▶ WORK TO COMPLETE: Copy out all the lines where "matplotlib" shows up.
** start EXERCISE MATERIAL **
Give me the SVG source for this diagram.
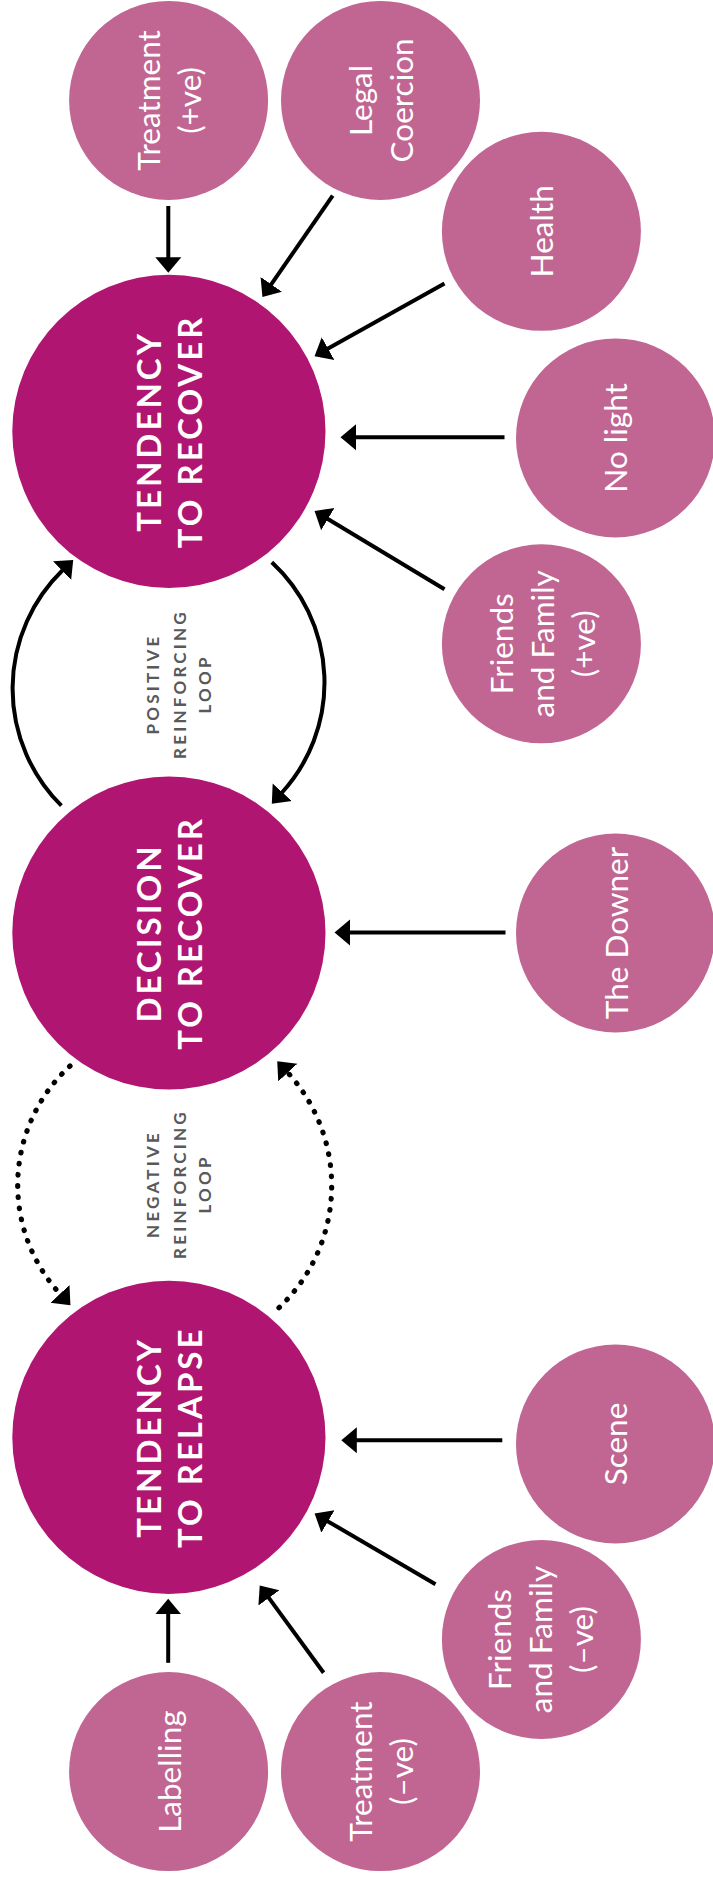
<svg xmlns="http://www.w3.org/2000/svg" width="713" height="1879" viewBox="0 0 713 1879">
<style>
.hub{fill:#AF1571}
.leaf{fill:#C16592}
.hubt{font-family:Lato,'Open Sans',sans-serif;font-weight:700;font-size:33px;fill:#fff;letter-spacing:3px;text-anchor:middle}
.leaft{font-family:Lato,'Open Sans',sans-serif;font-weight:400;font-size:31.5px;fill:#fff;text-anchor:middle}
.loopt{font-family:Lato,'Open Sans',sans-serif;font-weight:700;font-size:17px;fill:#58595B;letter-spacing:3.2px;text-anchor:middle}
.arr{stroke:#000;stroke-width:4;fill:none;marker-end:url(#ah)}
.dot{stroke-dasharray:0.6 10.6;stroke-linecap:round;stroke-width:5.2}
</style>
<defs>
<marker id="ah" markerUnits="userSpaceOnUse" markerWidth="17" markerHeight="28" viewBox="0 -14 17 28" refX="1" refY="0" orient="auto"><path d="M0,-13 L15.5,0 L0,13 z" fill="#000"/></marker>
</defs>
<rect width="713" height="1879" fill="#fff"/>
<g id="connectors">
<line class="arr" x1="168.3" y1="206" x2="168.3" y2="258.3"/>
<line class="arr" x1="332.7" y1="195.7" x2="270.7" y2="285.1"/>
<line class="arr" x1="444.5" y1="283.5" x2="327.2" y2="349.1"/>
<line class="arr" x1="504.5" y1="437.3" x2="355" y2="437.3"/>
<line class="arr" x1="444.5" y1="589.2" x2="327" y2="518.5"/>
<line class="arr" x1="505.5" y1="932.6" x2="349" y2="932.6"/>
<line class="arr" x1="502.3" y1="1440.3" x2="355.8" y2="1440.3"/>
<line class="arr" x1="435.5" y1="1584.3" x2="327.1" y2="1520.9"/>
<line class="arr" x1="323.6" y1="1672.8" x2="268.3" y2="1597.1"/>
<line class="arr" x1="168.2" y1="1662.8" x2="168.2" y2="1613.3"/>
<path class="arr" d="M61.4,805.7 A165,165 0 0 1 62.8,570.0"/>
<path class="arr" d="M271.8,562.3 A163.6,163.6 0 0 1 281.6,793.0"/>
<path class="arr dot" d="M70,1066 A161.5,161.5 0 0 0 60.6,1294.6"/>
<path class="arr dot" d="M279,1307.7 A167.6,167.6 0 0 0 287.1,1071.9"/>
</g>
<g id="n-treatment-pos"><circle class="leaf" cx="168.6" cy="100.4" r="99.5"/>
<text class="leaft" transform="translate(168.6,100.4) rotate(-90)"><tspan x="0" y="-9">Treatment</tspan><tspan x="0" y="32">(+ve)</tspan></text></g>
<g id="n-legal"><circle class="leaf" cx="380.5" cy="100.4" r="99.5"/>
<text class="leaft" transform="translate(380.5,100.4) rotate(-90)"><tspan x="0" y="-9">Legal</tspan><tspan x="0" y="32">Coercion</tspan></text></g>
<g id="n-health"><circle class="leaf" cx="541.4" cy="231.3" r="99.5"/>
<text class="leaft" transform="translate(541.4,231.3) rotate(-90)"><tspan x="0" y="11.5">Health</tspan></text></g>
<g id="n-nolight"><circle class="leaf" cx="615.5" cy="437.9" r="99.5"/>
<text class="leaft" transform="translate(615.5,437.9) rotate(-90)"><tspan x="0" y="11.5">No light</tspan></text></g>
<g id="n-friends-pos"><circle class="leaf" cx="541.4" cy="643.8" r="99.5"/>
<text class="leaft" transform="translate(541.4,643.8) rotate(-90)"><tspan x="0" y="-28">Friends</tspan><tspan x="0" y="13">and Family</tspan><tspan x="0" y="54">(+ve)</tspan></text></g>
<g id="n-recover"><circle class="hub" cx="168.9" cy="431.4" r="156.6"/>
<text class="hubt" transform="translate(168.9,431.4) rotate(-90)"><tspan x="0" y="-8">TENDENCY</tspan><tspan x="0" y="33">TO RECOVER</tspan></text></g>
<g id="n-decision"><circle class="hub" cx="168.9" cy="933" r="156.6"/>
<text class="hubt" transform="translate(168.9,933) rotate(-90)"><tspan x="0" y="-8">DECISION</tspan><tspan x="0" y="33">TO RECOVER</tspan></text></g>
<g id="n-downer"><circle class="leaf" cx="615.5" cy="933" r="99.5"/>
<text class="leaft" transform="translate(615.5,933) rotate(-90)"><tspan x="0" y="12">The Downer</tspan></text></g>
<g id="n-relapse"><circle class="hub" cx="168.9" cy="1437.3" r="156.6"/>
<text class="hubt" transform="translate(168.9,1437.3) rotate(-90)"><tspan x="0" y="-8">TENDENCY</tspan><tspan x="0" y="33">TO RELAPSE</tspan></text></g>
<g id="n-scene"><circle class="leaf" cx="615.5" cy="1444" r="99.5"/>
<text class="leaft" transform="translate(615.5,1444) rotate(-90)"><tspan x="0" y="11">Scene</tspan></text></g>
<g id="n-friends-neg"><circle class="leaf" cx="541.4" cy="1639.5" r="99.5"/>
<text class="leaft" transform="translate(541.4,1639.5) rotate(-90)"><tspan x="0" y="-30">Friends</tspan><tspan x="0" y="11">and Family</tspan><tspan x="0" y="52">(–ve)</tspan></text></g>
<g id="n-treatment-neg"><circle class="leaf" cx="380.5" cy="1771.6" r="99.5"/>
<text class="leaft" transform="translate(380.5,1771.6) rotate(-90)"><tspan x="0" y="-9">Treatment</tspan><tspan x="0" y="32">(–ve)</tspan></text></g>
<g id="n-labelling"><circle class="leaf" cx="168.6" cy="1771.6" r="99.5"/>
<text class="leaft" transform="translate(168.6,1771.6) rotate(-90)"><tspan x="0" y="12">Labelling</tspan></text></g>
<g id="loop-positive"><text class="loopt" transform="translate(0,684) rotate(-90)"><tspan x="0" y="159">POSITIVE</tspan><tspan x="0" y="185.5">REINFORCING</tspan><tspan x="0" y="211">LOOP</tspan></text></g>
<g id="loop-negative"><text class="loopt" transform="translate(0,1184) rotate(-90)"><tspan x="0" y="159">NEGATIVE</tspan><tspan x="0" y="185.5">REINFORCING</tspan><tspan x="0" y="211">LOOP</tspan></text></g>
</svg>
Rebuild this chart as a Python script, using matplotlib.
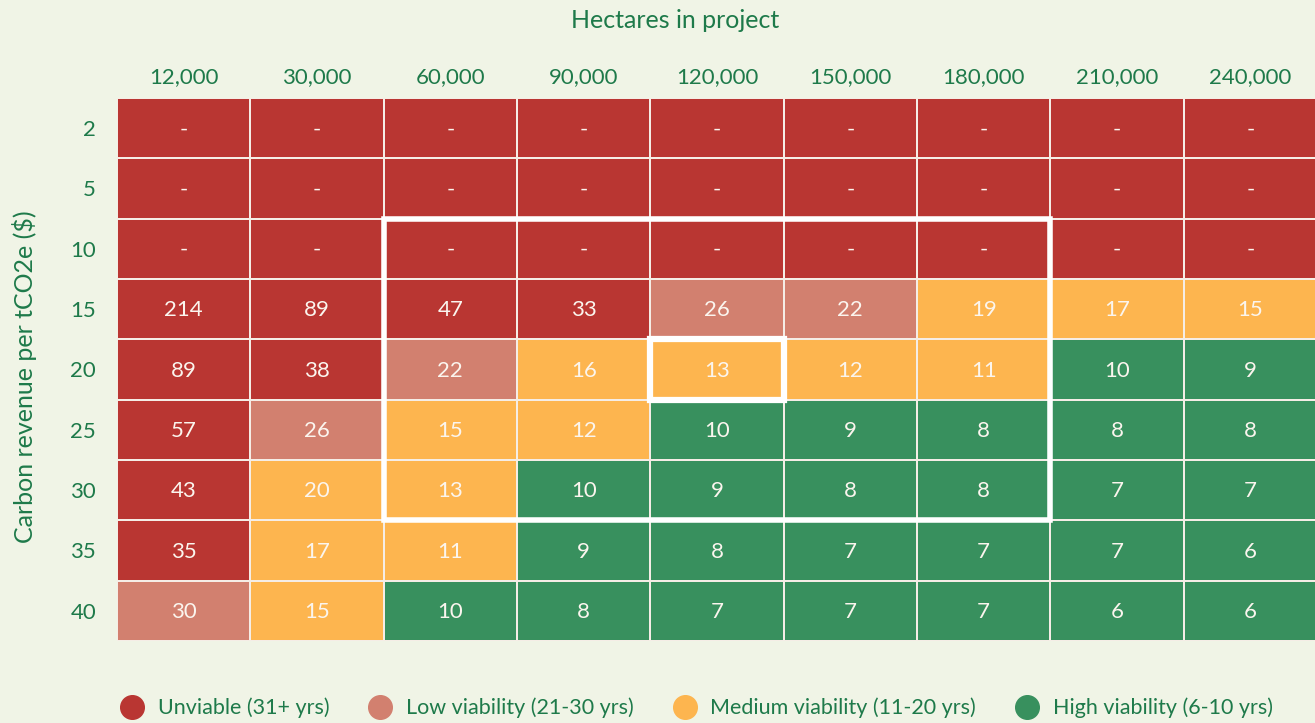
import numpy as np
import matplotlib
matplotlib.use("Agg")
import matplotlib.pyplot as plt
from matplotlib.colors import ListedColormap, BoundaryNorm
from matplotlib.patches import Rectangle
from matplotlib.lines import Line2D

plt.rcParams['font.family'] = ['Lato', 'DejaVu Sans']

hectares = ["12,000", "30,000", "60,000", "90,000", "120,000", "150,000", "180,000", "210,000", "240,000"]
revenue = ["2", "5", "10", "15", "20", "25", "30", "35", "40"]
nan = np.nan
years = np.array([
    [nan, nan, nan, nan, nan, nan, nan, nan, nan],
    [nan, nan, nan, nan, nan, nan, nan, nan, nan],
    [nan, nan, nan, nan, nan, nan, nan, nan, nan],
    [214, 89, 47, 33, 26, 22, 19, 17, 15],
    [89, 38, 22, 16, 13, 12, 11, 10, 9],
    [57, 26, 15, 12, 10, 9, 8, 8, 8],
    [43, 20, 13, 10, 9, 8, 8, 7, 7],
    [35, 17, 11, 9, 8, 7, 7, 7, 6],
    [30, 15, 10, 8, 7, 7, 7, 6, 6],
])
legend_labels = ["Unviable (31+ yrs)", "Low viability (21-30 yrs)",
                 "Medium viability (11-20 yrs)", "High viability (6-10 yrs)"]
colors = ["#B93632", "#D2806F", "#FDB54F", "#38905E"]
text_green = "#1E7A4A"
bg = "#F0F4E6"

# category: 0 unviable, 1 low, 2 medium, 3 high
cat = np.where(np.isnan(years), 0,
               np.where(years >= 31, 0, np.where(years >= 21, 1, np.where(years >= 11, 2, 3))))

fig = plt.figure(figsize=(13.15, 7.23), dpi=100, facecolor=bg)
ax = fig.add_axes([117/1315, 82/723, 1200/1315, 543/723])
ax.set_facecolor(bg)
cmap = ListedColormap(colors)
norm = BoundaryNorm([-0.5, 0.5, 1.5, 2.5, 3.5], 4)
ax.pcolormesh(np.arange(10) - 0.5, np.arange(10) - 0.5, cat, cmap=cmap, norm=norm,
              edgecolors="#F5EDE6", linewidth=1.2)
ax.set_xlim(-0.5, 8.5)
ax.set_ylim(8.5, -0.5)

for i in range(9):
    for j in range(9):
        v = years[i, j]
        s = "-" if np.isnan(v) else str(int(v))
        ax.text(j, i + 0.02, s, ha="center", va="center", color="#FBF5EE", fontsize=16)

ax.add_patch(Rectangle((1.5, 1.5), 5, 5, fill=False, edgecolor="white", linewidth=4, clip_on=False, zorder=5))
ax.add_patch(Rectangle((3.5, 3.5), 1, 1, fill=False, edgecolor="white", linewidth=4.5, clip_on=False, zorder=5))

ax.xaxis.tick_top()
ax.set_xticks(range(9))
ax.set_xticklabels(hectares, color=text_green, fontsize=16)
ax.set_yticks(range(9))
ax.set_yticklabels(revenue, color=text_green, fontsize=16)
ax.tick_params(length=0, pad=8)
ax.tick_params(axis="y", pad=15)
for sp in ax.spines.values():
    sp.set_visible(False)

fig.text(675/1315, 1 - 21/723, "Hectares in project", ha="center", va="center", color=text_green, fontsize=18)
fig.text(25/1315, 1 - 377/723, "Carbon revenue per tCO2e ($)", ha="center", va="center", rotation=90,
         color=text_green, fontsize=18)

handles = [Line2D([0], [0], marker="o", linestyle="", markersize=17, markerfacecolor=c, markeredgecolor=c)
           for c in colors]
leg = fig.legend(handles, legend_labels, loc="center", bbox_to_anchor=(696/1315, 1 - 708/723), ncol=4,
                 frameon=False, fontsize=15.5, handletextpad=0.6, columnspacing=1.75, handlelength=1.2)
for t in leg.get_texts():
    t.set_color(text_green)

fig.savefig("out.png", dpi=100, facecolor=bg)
** end EXERCISE MATERIAL **
▶ RESPONSE TO THIS EXERCISE:
Rebuild this chart as a Python script, using matplotlib.
import matplotlib
matplotlib.use("Agg")
import matplotlib.pyplot as plt
from matplotlib.colors import ListedColormap, BoundaryNorm
from matplotlib.patches import Rectangle
from matplotlib.lines import Line2D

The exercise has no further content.